The majority of maritime commercial transactions involve the carriage of goods. The primary document is the bill of lading, which is basically a contract of carriage. In 1936 the Carriage of Goods by Sea Act (COGSA) was passed in the United States, only applies to foreign trade and is limited to the time the cargo is loaded and discharged from the vessel. COGSA was in implementation of the Hague Rules, which sought to ensure a seaworthy ship and the proper care of goods. COGSA was also enacted to cover encompass the international sphere of uniform liability rules governing domestic voyages found in the Harter Act of 1893. It covers only the period of time between the times the goods are loaded on the ship and when they are discharged from the shop. The main point of the Act was to prevent ship owners contracting out of the duty to properly care for the vessel and the cargo onboard.
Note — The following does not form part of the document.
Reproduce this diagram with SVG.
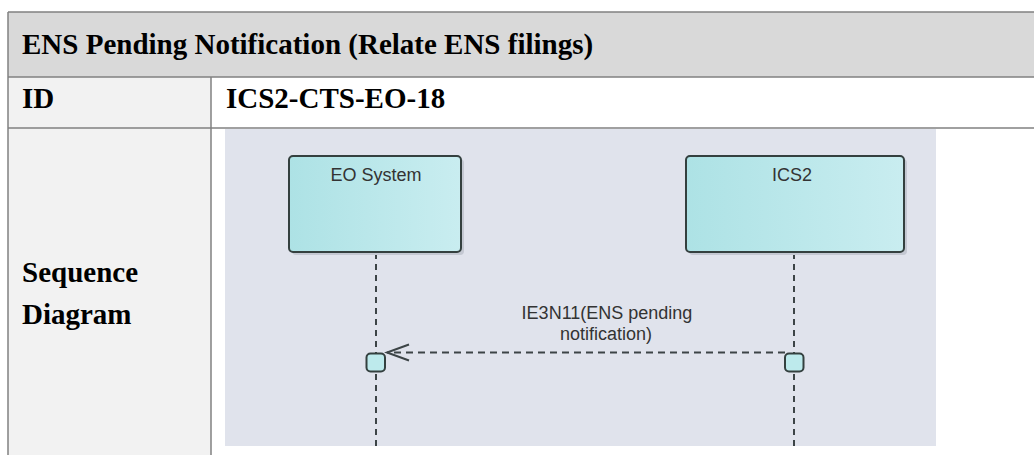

Two terms for dispute in maritime law are in personam and in rem. The in personam suit is typical of other forms of law, but in rem is nearly exclusive to admiralty jurisdiction and is basic to the maritime lien. In maritime law an aggrieved party has a property interest in the vessel or other tangible item involved in the amount of the accrued liability and this right is a maritime lien. In rem is an action directly against the vessel bearing the lien. An in rem can only be brought to a federal court as a court of admiralty. The in personam can be brought to federal or at common law in state courts.
Particular to marine insurance and general insurance law are the terms condition and Warranty. In English law a condition is a portion of the contract that is fundamental to the performance and if breached voids the entire contract. A warranty is not essential to contract fulfilment and will not constitute a breach. In Marine insurance law the terms are reversed and refer to implied warranties such a seaworthy vessel and those specifically expressed in writing. Warranties can be excused upon a change of circumstance such as a deviation or a situation that frustrates the contract. Expressed warranties do not exclude implied warranties, that is, it is assumed that the ship is seaworthy even though the fact is not stated in shipping documents.
The Marine Insurance Act 1906 has several very important sections that include foremost section 4 which states that a policy without insurable interest is void and section 17; Insurance is uberrimae fides. Marine contracts are based on good faith or the truthfulness of both parties and if that does not occur then the contract maybe voided.